CASE NO. 5192 CRB-1-07-1
COMPENSATION REVIEW BOARD
WORKERS’ COMPENSATION COMMISSION
FEBRUARY 26, 2008
CORDELL N. GOULBOURNE
STATE OF CONNECTICUT/DEPARTMENT OF CORRECTION
GAB ROBINS NORTH AMERICA
JOHN A. MASTROPIETRO, CHAIRMAN. On January 24, 2008 the respondent filed a Motion for Reconsideration/Reargument of our January 17, 2008 Opinion pursuant to Practice Book Section 71-5. The gravamen of the respondent’s motion is that our opinion did not properly apply the precedent in Arborio v. Windham Police Department, 103 Conn. App. 172 (2007). For the following reasons we deny this motion.
The respondent’s motion asserts three grounds of alleged error. The first alleged error is that the Commission lacked subject matter jurisdiction over this claim due to an untimely filing of claim. We have remanded this matter for factual findings on the issue of whether the claim was timely under a repetitive trauma theory of recovery. This Board cannot find facts, and the proper venue for a determination of this issue is before the trial commissioner.
The second and third claims of error address the legal aspects of the Arborio decision. Evidently the respondent believes this decision significantly modified the legal standard for the commencement of claims under Section 31-294c C.G.S. We cannot find any support for this concept from the text of the decision, particularly as the outcome of the decision was to reverse the trial commissioner and this Board for finding a claim jurisdictionally barred due to late filing.

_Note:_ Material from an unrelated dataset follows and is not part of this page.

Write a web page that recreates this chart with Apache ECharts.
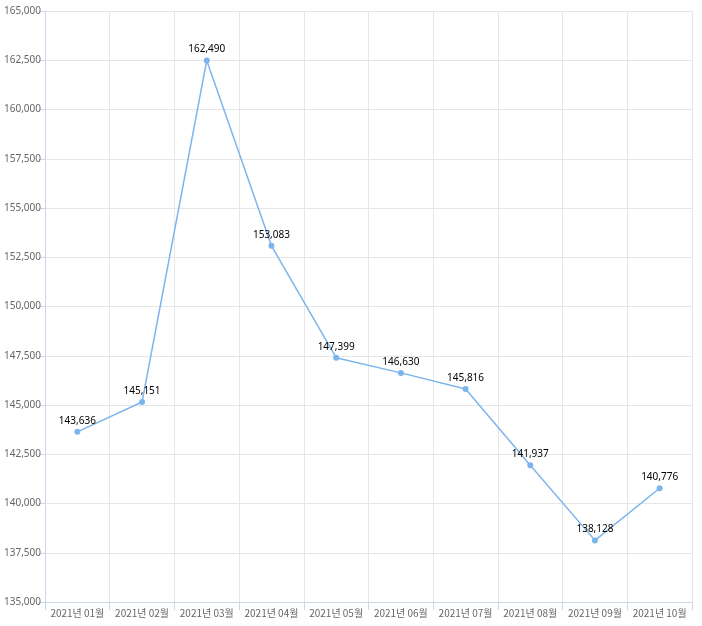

The Arborio decision dealt exclusively with the terms of the heart and hypertension law for municipal employees (Section 7-433c C.G.S.). We can find no intent on the part of the Appellate Court to extend this decision more broadly. While the respondent argues on page 5 of their Motion that Arborio acted to overturn long standing precedent governing repetitive trauma claims such as Borent v. State, 33 Conn. App. 495 (1994) and Disciullo v. Stone & Webster, 242 Conn. 570 (1997), neither case was even cited in Arborio.
In fact the Appellate Court specifically stated in Arborio the issue of whether the injury in that case was a repetitive trauma “is not pertinent to our conclusion that the commissioner’s finding of a ‘potential hypertension problem’ does not support the commissioner’s legal conclusion of untimeliness . . . , ” and thus did not address this issue. If anything, the Appellate Court in Arborio restated the vitality of the pre-existing status of the law governing repetitive trauma, citing Russell v. Mystic Seaport Museum, Inc., 252 Conn. 596, 613 (2000) as standing for the “last date of exposure” standard for a repetitive trauma claim. Arborio, supra, 173-174, fn2.
We finally note that Arborio dealt with the precedent in Kuehl v. Z-Loda Systems Engineering, 265 Conn. 525 (2003) which clearly differentiates between a defect or an inaccuracy in a claim for benefits and the failure to file such a claim at all. Id., 181. The claimant did file a claim in the present case. Whether this was a timely claim for repetitive trauma benefits is a factual determination for the trial commissioner to reach.
The Motion for Reconsideration/Reargument is therefore denied.
Commissioners Amado J. Vargas and Scott A. Barton concur.